By comparison, the share of executive level jobs held by women in North America will rise from 22% this year to 36% in 2025, Mercer projects. Part of the reason for the faster trajectory is greater equity between men and women in promotions to the executive rank, Mercer notes.


“At first glance, it looks like Europe and the US are making great progress,” says Brian Levine, innovation leader, Global Workforce Analytics at Mercer. “But there’s a weak link: many companies aren’t focused on ensuring there’s a pipeline of women, nor are they putting into place the supporting practices and cultural environment critical to success.”


Executive involvement, financial and wellness education for women


Among the key drivers of a successful diversity program, based on Mercer’s analytics, are engaged, executive leadership focused on diversity and educational programs tailored to women’s needs. The research finds that only 59% of leaders and 37% of men in European organisations are reported to be actively involved in diversity and inclusion activities (see figure 2).


On the education front, only 7% of European organisations offer financial wellness tailored to women and 17% offer gender-specific health education, despite the fact that such programs help companies to recruit and retain women.


Figure 2











Milligan said, “If every CEO made diversity a top priority, not only would they positively impact their growth trajectory, but they would benefit their economies, communities, and individual families as a result.


“There’s no excuse anymore. Just as we’ve seen data and smart analytics drive improved outcomes on the health and investing fronts, so, too, can we drive progress on diversity. We’re doing it right now.”

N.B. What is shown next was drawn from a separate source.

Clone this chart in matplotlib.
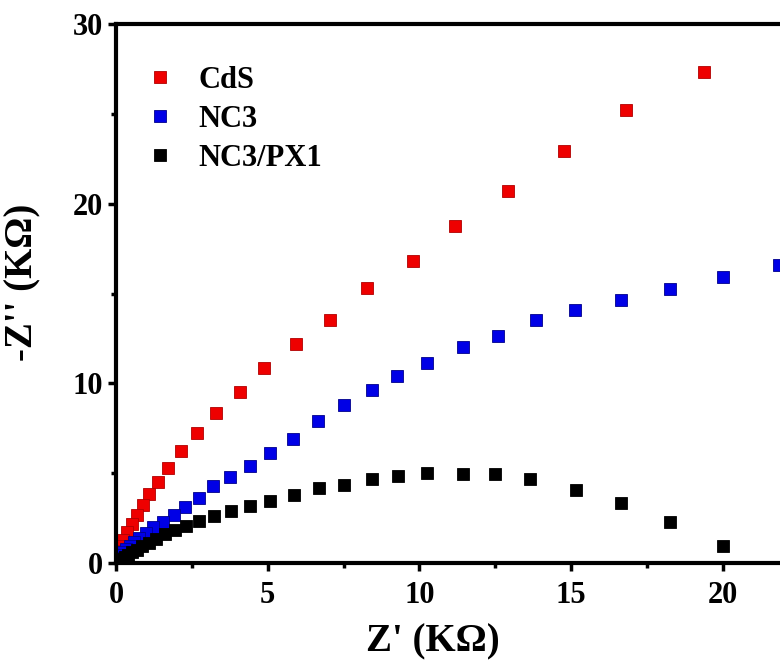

The preliminary report—in advance of the release of the full global report in January—marks the one-year anniversary of the initial, 2014 When Women Thrive Report. The new report represents a tripling of participating organisations—nearly 600 corporations and organisations around the world, employing 3.2 million people, including 1.3 million women (see Figure 3). The preliminary report was previewed in Brussels with diversity leaders and speakers from Ericsson, Lufthansa Group, Shell, and UBS.